BlazeDS Developer Guide

Channel and endpoint recommendations

Note: The HTTPChannel is the same as the AMFChannel behaviorally, but serializes data in an XML format called AMFX. This channel only exists for customers who require all data sent over the wire to be non-binary for auditing purposes. There is no other reason to use this channel instead of the AMFChannel for RPC-based applications.

If you are only using remote procedure calls, you can use the AMFChannel. The process for using real-time data push to web clients is not as simple as the RPC scenario. There are a variety of trade-offs, and benefits and disadvantages to consider. Although the answer is not simple, it is prescriptive based on the requirements of your application.

If your application uses both real-time data push as well as RPC, you do not need to use separate channels. All of the channels listed can send RPC invocations to the server. Use a single channel set, possibly containing just a single channel, for all of your RPC, messaging and data management components.

Servlet-based endpoints

Some servlet-based channel/endpoint combinations are preferred over others, depending on your application environment. Each combination is listed here in order of preference.

1. AMFChannel/Endpoint configured for long polling (no fallback needed)

The channel issues polls to the server in the same way as simple polling, but if no data is available to return immediately the server parks the poll request until data arrives for the client or the configured server wait interval elapses.

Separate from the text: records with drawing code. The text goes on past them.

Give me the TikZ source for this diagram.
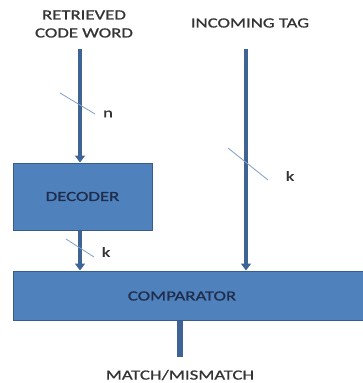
\documentclass[tikz,border=0pt]{standalone}
\usepackage{fontspec}
\setmainfont{Carlito}
\newfontfamily\widefont[FakeStretch=1.34,FakeBold=0.8]{Carlito}
\usetikzlibrary{arrows.meta}
\definecolor{boxblue}{HTML}{4F81BD}
\definecolor{boxedge}{HTML}{385D8A}
\definecolor{boxtext}{HTML}{1F2D4A}
\definecolor{labtext}{HTML}{333333}
\definecolor{slashc}{HTML}{7F9FC8}
\tikzset{
  blk/.style={draw=boxedge, line width=1pt, fill=boxblue, text=boxtext, font=\widefont\fontsize{14}{15}\selectfont, inner sep=0pt},
  lab/.style={text=labtext, font=\widefont\fontsize{14}{18}\selectfont, align=center, inner sep=0pt},
  bus/.style={draw=boxedge!80!boxblue, line width=4pt, -{Triangle[width=10pt,length=7pt]}},
  slash/.style={draw=slashc, line width=0.8pt},
  wlab/.style={text=labtext, font=\widefont\fontsize{14}{15}\selectfont, inner sep=0pt}
}
\begin{document}
\begin{tikzpicture}[x=1pt,y=-1pt]
\useasboundingbox (0,0) rectangle (362,383);
\node[lab] (rcw) at (84,24) {RETRIEVED\\CODE WORD};
\node[lab] (tag) at (250,23) {INCOMING TAG};
\node[blk, minimum width=139pt, minimum height=67pt] (dec) at (82.5,196.5) {DECODER};
\node[blk, minimum width=352pt, minimum height=49pt] (cmp) at (189,295.5) {};
\node[text=boxtext, font=\widefont\fontsize{14}{15}\selectfont, inner sep=0pt] (cmpt) at (182,296) {COMPARATOR};
\coordinate (a1) at (80,49);
\coordinate (b1) at (246,49);
\coordinate (out) at (180,357);
\draw[bus] (a1) -- (a1 |- dec.north);
\draw[bus] (dec.south -| a1) -- (a1 |- cmp.north);
\draw[bus] (b1) -- (b1 |- cmp.north);
\draw[draw=boxedge!80!boxblue, line width=6pt] (cmp.south -| out) -- (out);
\node[lab] (mm) at (180,375) {MATCH/MISMATCH};
% width slashes
\coordinate (s1a) at (60,93); \coordinate (s1b) at (95,114);
\coordinate (s2a) at (66,239); \coordinate (s2b) at (94,257);
\coordinate (s3a) at (228,148); \coordinate (s3b) at (268,180);
\draw[slash] (s1a) -- (s1b);
\draw[slash] (s2a) -- (s2b);
\draw[slash] (s3a) -- (s3b);
\node[wlab] (n1) at (108,114) {n};
\node[wlab] (k1) at (106,252) {k};
\node[wlab] (k2) at (290,176) {k};
\end{tikzpicture}
\end{document}
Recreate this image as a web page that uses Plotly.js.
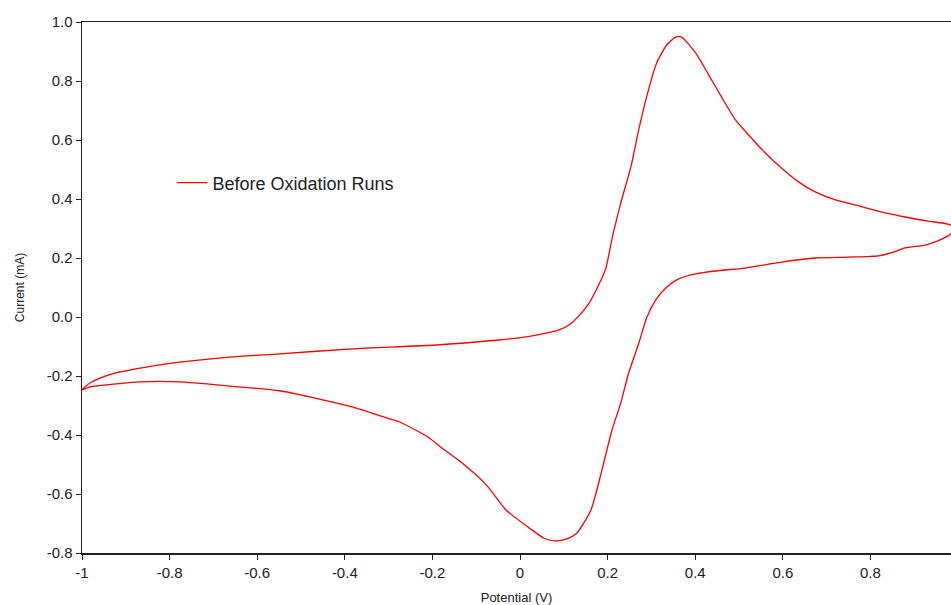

The client can be configured to issue its next poll immediately following a poll response making this channel configuration feel like real-time communication.

A reasonable server wait time would be one minute. This eliminates the majority of busy polling from clients without being so long that you're keeping server sessions alive indefinitely or running the risk of a network component between the client and server timing out the connection.



Valid HTTP request/response pattern over standard ports that nothing in the network path will have trouble with.

When many messages are being pushed to the client, this configuration has the overhead of a poll round trip for every pushed message or small batch of messages queued between polls. Most applications are not pushing data so frequently for this to be a problem.


The Servlet API uses blocking IO, so you must define an upper bound for the number of long poll requests parked on the server at any single instant. If your number of clients exceeds this limit, the excess clients devolve to simple polling on the default 3- second interval with no server wait. For example, if you server request handler thread pool has a size of 500, you could set the upper bound for waited polls to 250, 300, or 400 depending on the relative amount of non-poll requests you expect to service concurrently.

2. StreamingAMFChannel/Endpoint (in a channel set followed by the polling AMFChannel for fallback)

Because HTTP connections are not duplex, this channel sends a request to open an HTTP connection between the server and client, over which the server writes an infinite response of pushed messages. This channel uses a separate transient connection from the browser connection pool for each send it issues to the server. The streaming connection is used purely for messages pushed from the server down to the client. Each message is pushed as an HTTP response chunk (HTTP 1.1 Transfer-Encoding: chunked).



No polling overhead associated with pushing messages to the client.

Holding onto the open request on the server and writing an infinite response is not typical HTTP behavior. HTTP proxies that buffer responses before forwarding them can effectively consume the stream. Assign the channel's 'connect-timeout-seconds' property a value of 2 or 3 to detect this and trigger fallback to the next channel in your channel set.

Uses standard HTTP ports so firewalls do not interfere and all requests/responses are HTTP so packet inspecting proxies won't drop the packets.

No support for HTTP 1.0 client. If the client is 1.0, the open request is faulted and the client falls back to the next channel in its channel set.


The Servlet API uses blocking IO so as with long polling above, you must set a configured upper bound on the number of streaming connections you allow. Clients that exceed this limit are not able to open a streaming connection and will fall back to the next channel in their channel set.

3. AMFChannel/Endpoint with simple polling and piggybacking enabled (no fallback needed)

This configuration is the same as simple polling support but with piggybacking enabled. When the client sends a message to the server between its regularly scheduled poll requests, the channel piggybacks a poll request along with the message being sent, and the server piggybacks any pending messages for the client along with the response.



Valid HTTP request/response pattern over standard ports that nothing in the network path will have trouble with.

Less real-time behavior than long polling or streaming. Requires client interaction with the server to receive pushed data faster than the channel's configured polling interval.

User experience feels more real-time than with simple polling on an interval.


Does not have thread resource constraints like long polling and streaming due to the blocking IO of the Servlet API.